My web server is (include version): nginx docker
The operating system my web server runs on is (include version): Debian 9
My hosting provider, if applicable, is: private VPS
I can login to a root shell on my machine (yes or no, or I don’t know): YES
I’m using a control panel to manage my site (no, or provide the name and version of the control panel): no
The version of my client is (e.g. output of certbot --version or certbot-auto --version if you’re using Certbot): 0.28.0
Could you post the full /var/log/letsencrypt/letsencrypt.log resulting from that command? That’s weird.
You could try this small adjustment to the command, not sure if it’ll help but sometimes things can go wrong with shell globbing:
-d "*.muckabout.org" -d "muckabout.org" --preferred-challenges dns
The other thing that could cause this is if for some reason your Certbot was using the ACME v1 endpoint, which does not support wildcards. You could try add this too:
Because you already fulfilled one of the authorizations using HTTP with your account earlier, it is resulting in an unfortunate scenario where Certbot is bugging out pointlessly on a fulfilled authz that no longer has a DNS challenge attached to it.
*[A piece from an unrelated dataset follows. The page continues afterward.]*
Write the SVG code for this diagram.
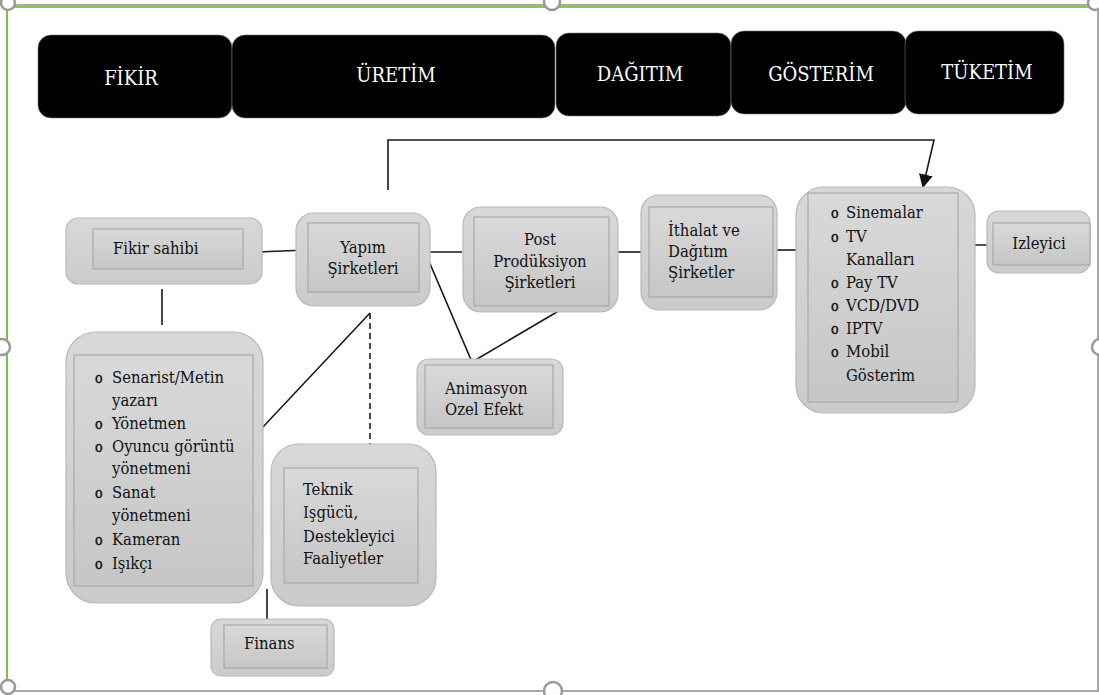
<svg xmlns="http://www.w3.org/2000/svg" width="1099" height="695" viewBox="0 0 1099 695">
<style>
.band{fill:#000;stroke:#777;stroke-width:0.6}
.bt{font-size:20px;fill:#fff;text-anchor:middle}
.outer{fill:url(#go);stroke:#b9b9b9;stroke-width:1.2}
.inner{fill:url(#gi);stroke:#a9a9a9;stroke-width:1.2}
.t{font-size:16.5px;fill:#111}
.c{text-anchor:middle}
.b{font-size:14px;fill:#111;stroke:#111;stroke-width:0.4}
.ln{stroke:#1a1a1a;stroke-width:1.6;fill:none}
.frame{stroke:#a8a8a8;stroke-width:2;fill:none}
.handle{fill:#fff;stroke:#9a9a9a;stroke-width:2.5}
</style>
<defs>
<linearGradient id="go" x1="0" y1="0" x2="0" y2="1">
<stop offset="0" stop-color="#d8d8d8"/><stop offset="1" stop-color="#cbcbcb"/>
</linearGradient>
<linearGradient id="gi" x1="0" y1="0" x2="0" y2="1">
<stop offset="0" stop-color="#d9d9d9"/><stop offset="1" stop-color="#c6c6c6"/>
</linearGradient>
<marker id="ah" viewBox="0 0 10 10" refX="9" refY="5" markerWidth="14" markerHeight="14" orient="auto" markerUnits="userSpaceOnUse">
<path d="M0,0 L10,5 L0,10 z" fill="#111"/>
</marker>
</defs>
<rect width="1099" height="695" fill="#fff"/>
<g id="frame">
<line x1="7" y1="7" x2="1097" y2="7" stroke="#8cc65a" stroke-width="2"/>
<line x1="7" y1="5" x2="1097" y2="5" class="frame"/>
<line x1="7" y1="8" x2="7" y2="682" stroke="#7dc24b" stroke-width="2"/>
<line x1="14" y1="691" x2="1099" y2="691" class="frame"/>
<line x1="1098" y1="8" x2="1098" y2="691" class="frame" stroke-width="1.5"/>
<circle cx="8" cy="3" r="7" class="handle"/>
<circle cx="552" cy="2" r="8" class="handle"/>
<circle cx="1095" cy="3" r="7" class="handle"/>
<circle cx="2" cy="347" r="8" class="handle"/>
<circle cx="1100" cy="347" r="8" class="handle"/>
<circle cx="8" cy="687" r="7" class="handle"/>
<circle cx="553" cy="691" r="9" class="handle"/>
</g>
<g font-family="'DejaVu Serif Condensed', 'DejaVu Serif', serif" font-stretch="condensed">
<g id="band-fikir"><rect x="38" y="35" width="194" height="83" rx="13" class="band"/><text x="131" y="85" class="bt">FİKİR</text></g>
<g id="band-uretim"><rect x="232" y="35" width="323" height="83" rx="13" class="band"/><text x="396" y="82" class="bt">ÜRETİM</text></g>
<g id="band-dagitim"><rect x="556" y="33" width="175" height="83" rx="13" class="band"/><text x="640" y="81" class="bt">DAĞITIM</text></g>
<g id="band-gosterim"><rect x="731" y="31" width="175" height="83" rx="13" class="band"/><text x="821" y="81" class="bt">GÖSTERİM</text></g>
<g id="band-tuketim"><rect x="905" y="31" width="159" height="83" rx="13" class="band"/><text x="987" y="79" class="bt">TÜKETİM</text></g>
<g id="connectors">
<polyline points="388,190 388,140 934,140 923,187" class="ln" marker-end="url(#ah)"/>
<line x1="257" y1="252" x2="307" y2="250" class="ln"/>
<line x1="162" y1="289" x2="162" y2="325" class="ln"/>
<line x1="262" y1="428" x2="370" y2="313" class="ln"/>
<line x1="370" y1="313" x2="370" y2="466" class="ln" stroke-dasharray="6,4"/>
<line x1="267" y1="589" x2="267" y2="624" class="ln"/>
<line x1="425" y1="252" x2="462" y2="252" class="ln"/>
<polyline points="425,252 472,362 562,309" class="ln"/>
<line x1="617" y1="252" x2="648" y2="252" class="ln"/>
<line x1="773" y1="250" x2="800" y2="250" class="ln"/>
<line x1="958" y1="245" x2="991" y2="245" class="ln"/>
</g>
<g id="fikir-sahibi">
<rect x="66" y="218" width="196" height="66" rx="12" class="outer"/>
<rect x="93" y="229" width="150" height="40" class="inner"/>
<text x="113" y="254" class="t">Fikir sahibi</text>
</g>
<g id="yapim">
<rect x="296" y="213" width="134" height="93" rx="18" class="outer"/>
<rect x="308" y="223" width="111" height="69" class="inner"/>
<text x="363" y="253" class="t c">Yapım</text>
<text x="363" y="274" class="t c">Şirketleri</text>
</g>
<g id="post">
<rect x="463" y="207" width="155" height="105" rx="18" class="outer"/>
<rect x="474" y="217" width="135" height="89" class="inner"/>
<text x="540" y="245" class="t c">Post</text>
<text x="540" y="267" class="t c">Prodüksiyon</text>
<text x="540" y="288" class="t c">Şirketleri</text>
</g>
<g id="ithalat">
<rect x="641" y="195" width="136" height="115" rx="18" class="outer"/>
<rect x="649" y="207" width="124" height="90" class="inner"/>
<text x="668" y="236" class="t">İthalat ve</text>
<text x="668" y="257" class="t">Dağıtım</text>
<text x="668" y="278" class="t">Şirketler</text>
</g>
<g id="animasyon">
<rect x="417" y="359" width="146" height="76" rx="12" class="outer"/>
<rect x="425" y="365" width="128" height="63" class="inner"/>
<text x="445" y="394" class="t">Animasyon</text>
<text x="445" y="415" class="t">Ozel Efekt</text>
</g>
<g id="gosterim">
<rect x="796" y="187" width="179" height="226" rx="28" class="outer"/>
<rect x="808" y="193" width="150" height="209" class="inner"/>
<text x="831" y="218" class="b">o</text><text x="846" y="218" class="t">Sinemalar</text>
<text x="831" y="242" class="b">o</text><text x="846" y="242" class="t">TV</text>
<text x="846" y="265" class="t">Kanalları</text>
<text x="831" y="288" class="b">o</text><text x="846" y="288" class="t">Pay TV</text>
<text x="831" y="311" class="b">o</text><text x="846" y="311" class="t">VCD/DVD</text>
<text x="831" y="334" class="b">o</text><text x="846" y="334" class="t">IPTV</text>
<text x="831" y="357" class="b">o</text><text x="846" y="357" class="t">Mobil</text>
<text x="846" y="381" class="t">Gösterim</text>
</g>
<g id="izleyici">
<rect x="987" y="211" width="103" height="62" rx="12" class="outer"/>
<rect x="993" y="223" width="97" height="42" class="inner"/>
<text x="1039" y="249" class="t c">Izleyici</text>
</g>
<g id="ekip">
<rect x="66" y="332" width="197" height="271" rx="30" class="outer"/>
<rect x="74" y="355" width="179" height="231" class="inner"/>
<text x="95" y="383" class="b">o</text><text x="112" y="383" class="t">Senarist/Metin</text>
<text x="112" y="406" class="t">yazarı</text>
<text x="95" y="429" class="b">o</text><text x="112" y="429" class="t">Yönetmen</text>
<text x="95" y="452" class="b">o</text><text x="112" y="452" class="t">Oyuncu görüntü</text>
<text x="112" y="474" class="t">yönetmeni</text>
<text x="95" y="498" class="b">o</text><text x="112" y="498" class="t">Sanat</text>
<text x="112" y="521" class="t">yönetmeni</text>
<text x="95" y="545" class="b">o</text><text x="112" y="545" class="t">Kameran</text>
<text x="95" y="569" class="b">o</text><text x="112" y="569" class="t">Işıkçı</text>
</g>
<g id="teknik">
<rect x="271" y="444" width="165" height="162" rx="28" class="outer"/>
<rect x="284" y="468" width="134" height="115" class="inner"/>
<text x="303" y="495" class="t">Teknik</text>
<text x="303" y="518" class="t">Işgücü,</text>
<text x="303" y="542" class="t">Destekleyici</text>
<text x="303" y="564" class="t">Faaliyetler</text>
</g>
<g id="finans">
<rect x="211" y="619" width="123" height="57" rx="10" class="outer"/>
<rect x="224" y="625" width="103" height="43" class="inner"/>
<text x="244" y="649" class="t">Finans</text>
</g>
</g>
</svg>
If you temporarily rename /etc/letsencrypt/accounts/acme-v02.api.letsencrypt.org/ to something else and try again, does it succeed? (This would allow Certbot to get completely fresh authorizations).
Edit: this bug probably didn’t used to exist back when 0.28.0 was a “new” version, but later on, Boulder’s behavior was changed to not send irrelevant challenges for already-valid authorizations, and that was also codified in RFC8555. That change probably screwed over Certbot 0.28.0 in this weird edge case where you change authenticators on a single ACME account.